Which is why, he says, his actions need to be seen in economic or political terms.
But what the Prime Minister did reveal, Rogers says, was the ongoing failure of the "defend the castle" model of cyber defence. Instead, he says, networks must be rebuilt from the ground up to be secure and resilient.
"The paradigm shift is to data-centric security – building defence into the data itself," Rogers says. This includes the use of encryption systems and digital technologies like blockchain.
But the threat isn't just malicious code. It's also about compromised hardware.
"Military-level cyber defenders now talk about 'assured computing on untrustworthy components' – techniques to be certain of system function without certainty about the components," he says.
Grey zone scuffle
The presence of the defence minister at the Prime Minister's address was an apparent attempt to emphasise the national security significance of the situation. Reynolds said the Australian Cyber Security Centre and Department of Home Affairs had issued an advisory outlining how organisations and institutions could "detect and mitigate" the digital assault.
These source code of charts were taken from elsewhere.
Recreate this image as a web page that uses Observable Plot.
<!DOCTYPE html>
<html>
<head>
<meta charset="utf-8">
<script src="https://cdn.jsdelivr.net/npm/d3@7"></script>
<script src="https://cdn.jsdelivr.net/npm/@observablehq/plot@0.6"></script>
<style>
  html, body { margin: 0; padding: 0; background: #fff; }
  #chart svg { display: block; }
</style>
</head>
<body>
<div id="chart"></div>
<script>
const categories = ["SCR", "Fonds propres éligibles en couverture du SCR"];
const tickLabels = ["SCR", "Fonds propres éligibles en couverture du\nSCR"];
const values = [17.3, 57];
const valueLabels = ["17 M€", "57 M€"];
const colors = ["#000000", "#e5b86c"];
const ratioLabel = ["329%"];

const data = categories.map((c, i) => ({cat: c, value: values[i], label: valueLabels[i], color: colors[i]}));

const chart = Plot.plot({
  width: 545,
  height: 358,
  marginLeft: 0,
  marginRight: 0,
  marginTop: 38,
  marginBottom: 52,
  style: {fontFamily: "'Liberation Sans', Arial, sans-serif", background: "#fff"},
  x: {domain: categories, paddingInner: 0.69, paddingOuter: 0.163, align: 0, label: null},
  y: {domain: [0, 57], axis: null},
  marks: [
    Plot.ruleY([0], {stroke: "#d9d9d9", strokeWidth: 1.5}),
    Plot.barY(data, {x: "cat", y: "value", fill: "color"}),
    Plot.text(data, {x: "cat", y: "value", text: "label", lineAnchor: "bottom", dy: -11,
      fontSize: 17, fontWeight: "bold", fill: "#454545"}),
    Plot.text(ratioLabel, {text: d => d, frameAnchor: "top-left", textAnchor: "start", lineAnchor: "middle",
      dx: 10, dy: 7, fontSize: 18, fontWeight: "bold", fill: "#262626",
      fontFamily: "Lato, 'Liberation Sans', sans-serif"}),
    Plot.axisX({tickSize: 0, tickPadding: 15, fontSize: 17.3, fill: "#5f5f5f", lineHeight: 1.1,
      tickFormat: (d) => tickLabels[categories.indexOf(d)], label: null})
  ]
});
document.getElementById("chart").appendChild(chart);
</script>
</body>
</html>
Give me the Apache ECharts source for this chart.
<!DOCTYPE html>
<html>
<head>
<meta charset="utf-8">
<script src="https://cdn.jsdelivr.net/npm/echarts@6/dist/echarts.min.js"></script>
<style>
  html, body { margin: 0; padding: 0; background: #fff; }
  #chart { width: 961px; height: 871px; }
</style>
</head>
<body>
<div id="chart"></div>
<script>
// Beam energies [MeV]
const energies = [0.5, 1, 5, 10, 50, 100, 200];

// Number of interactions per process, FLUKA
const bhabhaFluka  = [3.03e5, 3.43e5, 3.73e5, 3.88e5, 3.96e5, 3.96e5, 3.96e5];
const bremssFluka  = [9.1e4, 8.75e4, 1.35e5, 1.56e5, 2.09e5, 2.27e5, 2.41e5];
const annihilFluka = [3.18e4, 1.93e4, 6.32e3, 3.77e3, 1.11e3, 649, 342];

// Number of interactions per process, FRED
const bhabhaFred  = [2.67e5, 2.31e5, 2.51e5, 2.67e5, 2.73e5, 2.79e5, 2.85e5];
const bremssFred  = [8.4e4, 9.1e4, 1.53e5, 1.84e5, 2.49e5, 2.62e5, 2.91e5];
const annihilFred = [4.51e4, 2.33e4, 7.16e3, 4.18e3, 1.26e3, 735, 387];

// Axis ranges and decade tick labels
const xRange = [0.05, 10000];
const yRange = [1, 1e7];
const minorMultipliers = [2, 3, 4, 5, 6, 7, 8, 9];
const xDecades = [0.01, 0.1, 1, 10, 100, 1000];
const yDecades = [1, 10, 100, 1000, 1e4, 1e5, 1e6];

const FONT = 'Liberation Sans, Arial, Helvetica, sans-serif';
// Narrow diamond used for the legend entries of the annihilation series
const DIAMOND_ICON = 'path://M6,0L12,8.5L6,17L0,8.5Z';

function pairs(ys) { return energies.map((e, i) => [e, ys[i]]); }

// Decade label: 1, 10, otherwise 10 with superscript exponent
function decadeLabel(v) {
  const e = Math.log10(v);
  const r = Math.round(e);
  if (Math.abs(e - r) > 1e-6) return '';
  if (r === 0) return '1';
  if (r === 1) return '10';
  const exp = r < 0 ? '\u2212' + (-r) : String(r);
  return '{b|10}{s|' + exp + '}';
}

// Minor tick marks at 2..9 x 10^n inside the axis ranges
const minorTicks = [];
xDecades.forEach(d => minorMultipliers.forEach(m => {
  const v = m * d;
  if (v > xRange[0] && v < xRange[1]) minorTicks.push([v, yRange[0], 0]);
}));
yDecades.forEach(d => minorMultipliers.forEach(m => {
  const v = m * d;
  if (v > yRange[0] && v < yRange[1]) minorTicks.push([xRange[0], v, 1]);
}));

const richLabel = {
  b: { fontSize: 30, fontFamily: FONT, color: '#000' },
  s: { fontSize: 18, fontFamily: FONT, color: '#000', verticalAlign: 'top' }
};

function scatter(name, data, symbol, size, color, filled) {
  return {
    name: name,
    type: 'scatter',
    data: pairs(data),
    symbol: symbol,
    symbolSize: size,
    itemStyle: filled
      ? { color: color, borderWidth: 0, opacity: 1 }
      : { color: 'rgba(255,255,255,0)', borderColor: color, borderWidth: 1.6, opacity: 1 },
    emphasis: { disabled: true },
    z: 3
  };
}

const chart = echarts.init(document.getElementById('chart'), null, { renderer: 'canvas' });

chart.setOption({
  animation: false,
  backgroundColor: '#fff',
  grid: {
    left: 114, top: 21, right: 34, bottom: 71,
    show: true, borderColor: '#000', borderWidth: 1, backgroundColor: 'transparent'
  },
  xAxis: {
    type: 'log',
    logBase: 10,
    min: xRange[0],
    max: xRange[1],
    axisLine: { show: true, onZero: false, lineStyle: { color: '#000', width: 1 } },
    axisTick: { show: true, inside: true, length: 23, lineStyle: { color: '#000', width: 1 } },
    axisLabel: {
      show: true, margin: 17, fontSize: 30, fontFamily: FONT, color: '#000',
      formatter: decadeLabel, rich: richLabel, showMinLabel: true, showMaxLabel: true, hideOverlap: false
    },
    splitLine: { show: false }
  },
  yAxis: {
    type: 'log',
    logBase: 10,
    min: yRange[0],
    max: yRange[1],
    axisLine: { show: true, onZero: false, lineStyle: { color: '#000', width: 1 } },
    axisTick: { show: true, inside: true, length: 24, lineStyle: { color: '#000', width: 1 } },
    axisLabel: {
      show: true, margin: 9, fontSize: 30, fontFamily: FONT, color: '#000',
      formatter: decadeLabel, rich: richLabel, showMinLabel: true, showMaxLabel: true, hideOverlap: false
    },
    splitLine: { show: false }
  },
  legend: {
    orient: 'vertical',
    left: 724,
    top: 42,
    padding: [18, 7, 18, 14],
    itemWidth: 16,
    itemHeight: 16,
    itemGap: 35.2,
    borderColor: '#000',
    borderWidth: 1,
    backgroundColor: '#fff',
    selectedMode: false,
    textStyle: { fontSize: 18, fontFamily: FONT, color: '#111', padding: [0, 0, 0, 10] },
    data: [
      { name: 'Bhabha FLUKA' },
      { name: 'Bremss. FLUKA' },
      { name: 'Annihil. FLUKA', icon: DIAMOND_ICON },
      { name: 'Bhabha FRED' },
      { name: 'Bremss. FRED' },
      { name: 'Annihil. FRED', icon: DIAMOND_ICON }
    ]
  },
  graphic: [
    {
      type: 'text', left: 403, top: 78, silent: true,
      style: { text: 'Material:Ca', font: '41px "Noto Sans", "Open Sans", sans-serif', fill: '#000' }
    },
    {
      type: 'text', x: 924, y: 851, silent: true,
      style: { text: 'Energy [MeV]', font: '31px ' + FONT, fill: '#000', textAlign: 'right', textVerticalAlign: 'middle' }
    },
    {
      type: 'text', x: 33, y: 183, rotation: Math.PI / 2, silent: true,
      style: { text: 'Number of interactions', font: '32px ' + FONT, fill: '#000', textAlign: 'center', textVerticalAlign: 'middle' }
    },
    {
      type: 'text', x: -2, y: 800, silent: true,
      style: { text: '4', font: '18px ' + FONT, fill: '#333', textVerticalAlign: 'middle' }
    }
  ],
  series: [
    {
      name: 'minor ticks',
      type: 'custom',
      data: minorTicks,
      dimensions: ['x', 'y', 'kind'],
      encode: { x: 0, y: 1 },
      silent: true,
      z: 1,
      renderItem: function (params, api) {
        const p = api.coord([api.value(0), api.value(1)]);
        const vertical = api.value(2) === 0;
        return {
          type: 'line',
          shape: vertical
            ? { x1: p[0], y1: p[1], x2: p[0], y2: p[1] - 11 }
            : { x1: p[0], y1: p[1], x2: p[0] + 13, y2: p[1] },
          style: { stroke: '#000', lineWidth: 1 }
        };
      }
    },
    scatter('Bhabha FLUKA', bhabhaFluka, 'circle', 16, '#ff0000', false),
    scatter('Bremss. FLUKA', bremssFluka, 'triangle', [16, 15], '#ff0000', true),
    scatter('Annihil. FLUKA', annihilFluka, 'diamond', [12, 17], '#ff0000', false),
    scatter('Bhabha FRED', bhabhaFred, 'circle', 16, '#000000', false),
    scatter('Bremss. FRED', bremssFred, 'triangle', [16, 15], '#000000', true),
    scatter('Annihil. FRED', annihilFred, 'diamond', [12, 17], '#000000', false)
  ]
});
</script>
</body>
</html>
"I remind all Australians that cybersecurity is a shared responsibility of us all," Reynolds said.
But Mortensen doesn't see the words of either the Prime Minister or defence minister as an escalation.
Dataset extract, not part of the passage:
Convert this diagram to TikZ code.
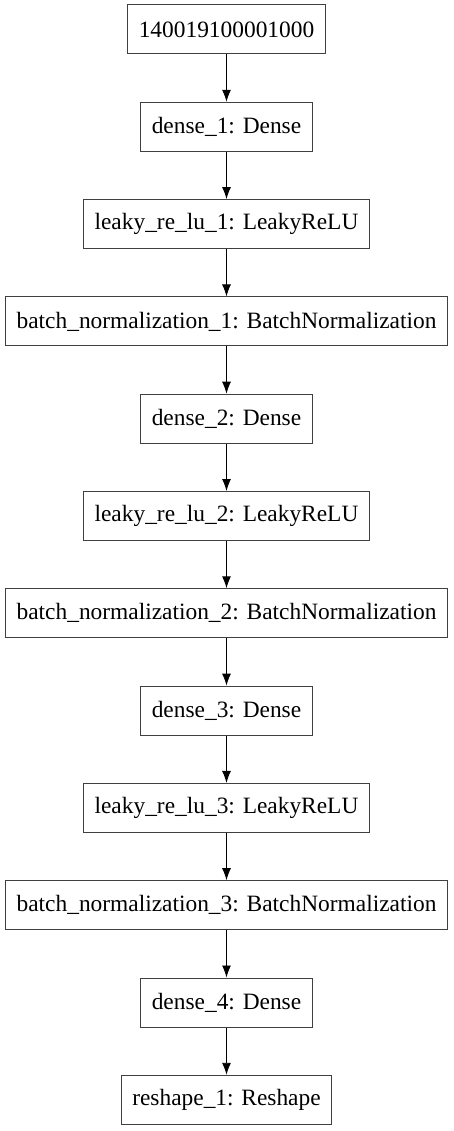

"I don't think Morrison's emphatic response, nor the scale of the attacks are indicative of any shift in the online environment; instead, they are far more indicative of an interstate relationship that is struggling to stay civil," he says.
"Technology gives states like China and Russia the opportunity to express their disappointment with others in a far more visceral way than traditional diplomacy allows, all while minimising any cost or impact they might incur."